# WORK TO DO:
Without the pictures, set down every line of the data exactly.

# INFORMATION PROVIDED:
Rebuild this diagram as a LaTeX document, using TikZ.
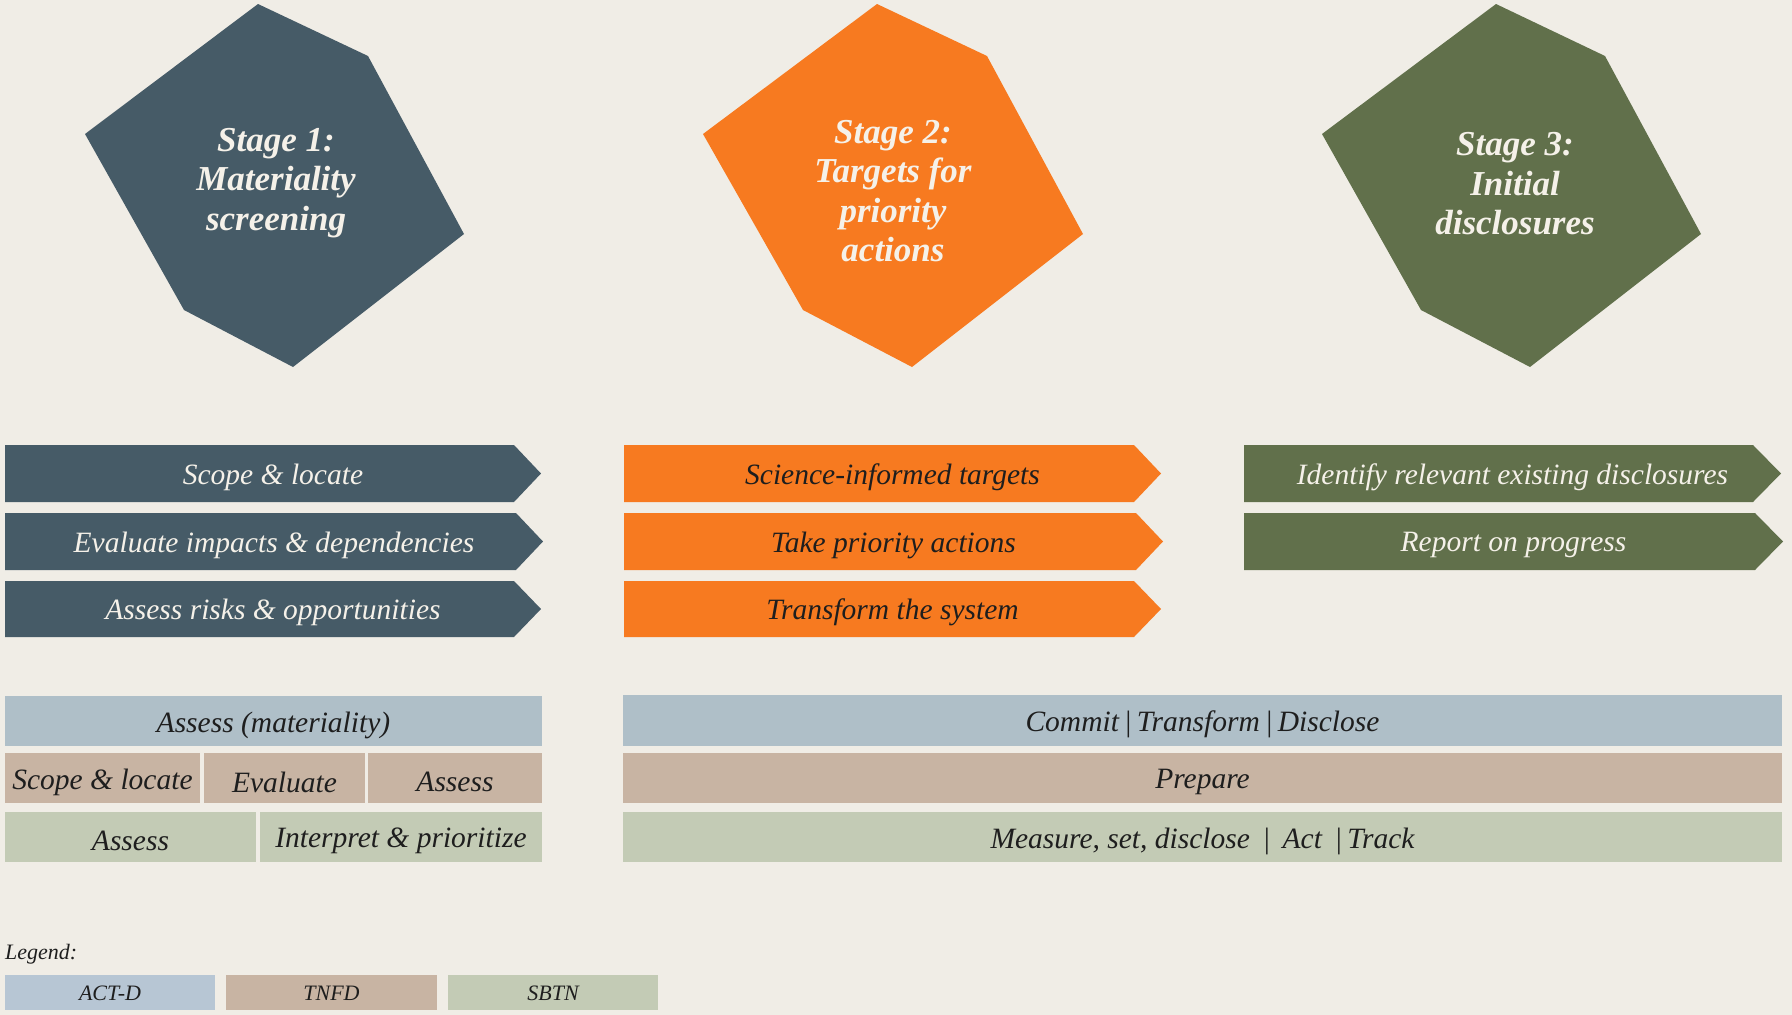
\documentclass[tikz,border=0pt]{standalone}
\usepackage{fontspec}
\setmainfont{Liberation Serif}
\definecolor{bgc}{HTML}{F0EDE6}
\definecolor{slatec}{HTML}{465B67}
\definecolor{orangec}{HTML}{F77A20}
\definecolor{olivec}{HTML}{61704B}
\definecolor{bluec}{HTML}{AFBFC8}
\definecolor{tanc}{HTML}{C8B4A3}
\definecolor{sagec}{HTML}{C3CBB5}
\definecolor{legbluec}{HTML}{B7C6D4}
\definecolor{lighttxt}{HTML}{F5F1E9}
\definecolor{darktxt}{HTML}{1E1E1E}
\newcommand{\mychev}[9]{%
  \fill[#2] (#3,#6) -- (#4,#6) -- (#5,{(#6+#7)/2}) -- (#4,#7) -- (#3,#7) -- cycle;
  \node[#8] (#1) at ({(#3+#5)/2},{(#6+#7)/2}) {#9};}
\newcommand{\mycell}[7]{%
  \fill[#2] (#3,#4) rectangle (#5,#6);
  \node[celltxt] (#1) at ({(#3+#5)/2},{(#4+#6)/2}) {#7};}
\newcommand{\mylegcell}[7]{%
  \fill[#2] (#3,#4) rectangle (#5,#6);
  \node[legtxt] (#1) at ({(#3+#5)/2},{(#4+#6)/2}) {#7};}
\begin{document}
\begin{tikzpicture}[x=1pt,y=-1pt,
  stagetxt/.style={text=lighttxt, align=center, inner sep=0pt,
    font=\fontsize{35}{39.5}\selectfont\bfseries\itshape},
  lightarr/.style={text=lighttxt, inner sep=0pt, yshift=-3.5pt, font=\fontsize{29.5}{32}\selectfont\itshape},
  darkarr/.style={text=darktxt, inner sep=0pt, yshift=-3.5pt, font=\fontsize{29.5}{32}\selectfont\itshape},
  celltxt/.style={text=darktxt, inner sep=0pt, yshift=-4pt, font=\fontsize{29.5}{32}\selectfont\itshape},
  legtxt/.style={text=darktxt, inner sep=0pt, yshift=-1pt, font=\fontsize{22}{24}\selectfont\itshape}]
\useasboundingbox (0,0) rectangle (1792,1015);
\fill[bgc] (0,0) rectangle (1792,1015);

% Stage hexagons
\fill[slatec] (258,4) -- (368,56) -- (464,234) -- (293,367) -- (184,310) -- (85,134) -- cycle;
\node[stagetxt] (s1) at (276,183) {Stage 1:\\Materiality\\screening};
\fill[orangec] (877,4) -- (987,56) -- (1083,234) -- (912,367) -- (803,310) -- (703,134) -- cycle;
\node[stagetxt] (s2) at (893,191) {Stage 2:\\Targets for\\priority\\actions};
\fill[olivec] (1496,4) -- (1605,56) -- (1701,234) -- (1530,367) -- (1421,310) -- (1322,134) -- cycle;
\node[stagetxt] (s3) at (1515,184) {Stage 3:\\Initial\\disclosures};

% Stage 1 arrows
\mychev{a11}{slatec}{5}{514}{541}{445}{502}{lightarr}{Scope \& locate}
\mychev{a12}{slatec}{5}{516}{543}{513}{570}{lightarr}{Evaluate impacts \& dependencies}
\mychev{a13}{slatec}{5}{514}{541}{581}{637}{lightarr}{Assess risks \& opportunities}
% Stage 2 arrows
\mychev{a21}{orangec}{624}{1134}{1161}{445}{502}{darkarr}{Science-informed targets}
\mychev{a22}{orangec}{624}{1136}{1163}{513}{570}{darkarr}{Take priority actions}
\mychev{a23}{orangec}{624}{1134}{1161}{581}{637}{darkarr}{Transform the system}
% Stage 3 arrows
\mychev{a31}{olivec}{1244}{1753}{1781}{445}{502}{lightarr}{Identify relevant existing disclosures}
\mychev{a32}{olivec}{1244}{1755}{1783}{513}{570}{lightarr}{Report on progress}

% Left table
\mycell{t1}{bluec}{5}{696}{542}{746}{Assess (materiality)}
\mycell{t2}{tanc}{5}{753}{200}{803}{Scope \& locate}
\mycell{t3}{tanc}{204}{753}{365}{803}{Evaluate}
\mycell{t4}{tanc}{368}{753}{542}{803}{Assess}
\mycell{t5}{sagec}{5}{812}{256}{862}{Assess}
\mycell{t6}{sagec}{260}{812}{542}{862}{Interpret \& prioritize}

% Right table
\mycell{r1}{bluec}{623}{695}{1782}{746}{Commit\,|\,Transform\,|\,Disclose}
\mycell{r2}{tanc}{623}{753}{1782}{803}{Prepare}
\mycell{r3}{sagec}{623}{812}{1782}{862}{Measure, set, disclose \,|\, Act \,|\,Track}

% Legend
\node[legtxt, anchor=west] (leg) at (5,953) {Legend:};
\mylegcell{l1}{legbluec}{5}{975}{215}{1010}{ACT-D}
\mylegcell{l2}{tanc}{226}{975}{437}{1010}{TNFD}
\mylegcell{l3}{sagec}{448}{975}{658}{1010}{SBTN}
\end{tikzpicture}
\end{document}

# COMPLETE OUTPUT:
Rebuild this diagram as a LaTeX document, using TikZ.
\documentclass[tikz,border=0pt]{standalone}
\usepackage{fontspec}
\setmainfont{Liberation Serif}
\definecolor{bgc}{HTML}{F0EDE6}
\definecolor{slatec}{HTML}{465B67}
\definecolor{orangec}{HTML}{F77A20}
\definecolor{olivec}{HTML}{61704B}
\definecolor{bluec}{HTML}{AFBFC8}
\definecolor{tanc}{HTML}{C8B4A3}
\definecolor{sagec}{HTML}{C3CBB5}
\definecolor{legbluec}{HTML}{B7C6D4}
\definecolor{lighttxt}{HTML}{F5F1E9}
\definecolor{darktxt}{HTML}{1E1E1E}
\newcommand{\mychev}[9]{%
  \fill[#2] (#3,#6) -- (#4,#6) -- (#5,{(#6+#7)/2}) -- (#4,#7) -- (#3,#7) -- cycle;
  \node[#8] (#1) at ({(#3+#5)/2},{(#6+#7)/2}) {#9};}
\newcommand{\mycell}[7]{%
  \fill[#2] (#3,#4) rectangle (#5,#6);
  \node[celltxt] (#1) at ({(#3+#5)/2},{(#4+#6)/2}) {#7};}
\newcommand{\mylegcell}[7]{%
  \fill[#2] (#3,#4) rectangle (#5,#6);
  \node[legtxt] (#1) at ({(#3+#5)/2},{(#4+#6)/2}) {#7};}
\begin{document}
\begin{tikzpicture}[x=1pt,y=-1pt,
  stagetxt/.style={text=lighttxt, align=center, inner sep=0pt,
    font=\fontsize{35}{39.5}\selectfont\bfseries\itshape},
  lightarr/.style={text=lighttxt, inner sep=0pt, yshift=-3.5pt, font=\fontsize{29.5}{32}\selectfont\itshape},
  darkarr/.style={text=darktxt, inner sep=0pt, yshift=-3.5pt, font=\fontsize{29.5}{32}\selectfont\itshape},
  celltxt/.style={text=darktxt, inner sep=0pt, yshift=-4pt, font=\fontsize{29.5}{32}\selectfont\itshape},
  legtxt/.style={text=darktxt, inner sep=0pt, yshift=-1pt, font=\fontsize{22}{24}\selectfont\itshape}]
\useasboundingbox (0,0) rectangle (1792,1015);
\fill[bgc] (0,0) rectangle (1792,1015);

% Stage hexagons
\fill[slatec] (258,4) -- (368,56) -- (464,234) -- (293,367) -- (184,310) -- (85,134) -- cycle;
\node[stagetxt] (s1) at (276,183) {Stage 1:\\Materiality\\screening};
\fill[orangec] (877,4) -- (987,56) -- (1083,234) -- (912,367) -- (803,310) -- (703,134) -- cycle;
\node[stagetxt] (s2) at (893,191) {Stage 2:\\Targets for\\priority\\actions};
\fill[olivec] (1496,4) -- (1605,56) -- (1701,234) -- (1530,367) -- (1421,310) -- (1322,134) -- cycle;
\node[stagetxt] (s3) at (1515,184) {Stage 3:\\Initial\\disclosures};

% Stage 1 arrows
\mychev{a11}{slatec}{5}{514}{541}{445}{502}{lightarr}{Scope \& locate}
\mychev{a12}{slatec}{5}{516}{543}{513}{570}{lightarr}{Evaluate impacts \& dependencies}
\mychev{a13}{slatec}{5}{514}{541}{581}{637}{lightarr}{Assess risks \& opportunities}
% Stage 2 arrows
\mychev{a21}{orangec}{624}{1134}{1161}{445}{502}{darkarr}{Science-informed targets}
\mychev{a22}{orangec}{624}{1136}{1163}{513}{570}{darkarr}{Take priority actions}
\mychev{a23}{orangec}{624}{1134}{1161}{581}{637}{darkarr}{Transform the system}
% Stage 3 arrows
\mychev{a31}{olivec}{1244}{1753}{1781}{445}{502}{lightarr}{Identify relevant existing disclosures}
\mychev{a32}{olivec}{1244}{1755}{1783}{513}{570}{lightarr}{Report on progress}

% Left table
\mycell{t1}{bluec}{5}{696}{542}{746}{Assess (materiality)}
\mycell{t2}{tanc}{5}{753}{200}{803}{Scope \& locate}
\mycell{t3}{tanc}{204}{753}{365}{803}{Evaluate}
\mycell{t4}{tanc}{368}{753}{542}{803}{Assess}
\mycell{t5}{sagec}{5}{812}{256}{862}{Assess}
\mycell{t6}{sagec}{260}{812}{542}{862}{Interpret \& prioritize}

% Right table
\mycell{r1}{bluec}{623}{695}{1782}{746}{Commit\,|\,Transform\,|\,Disclose}
\mycell{r2}{tanc}{623}{753}{1782}{803}{Prepare}
\mycell{r3}{sagec}{623}{812}{1782}{862}{Measure, set, disclose \,|\, Act \,|\,Track}

% Legend
\node[legtxt, anchor=west] (leg) at (5,953) {Legend:};
\mylegcell{l1}{legbluec}{5}{975}{215}{1010}{ACT-D}
\mylegcell{l2}{tanc}{226}{975}{437}{1010}{TNFD}
\mylegcell{l3}{sagec}{448}{975}{658}{1010}{SBTN}
\end{tikzpicture}
\end{document}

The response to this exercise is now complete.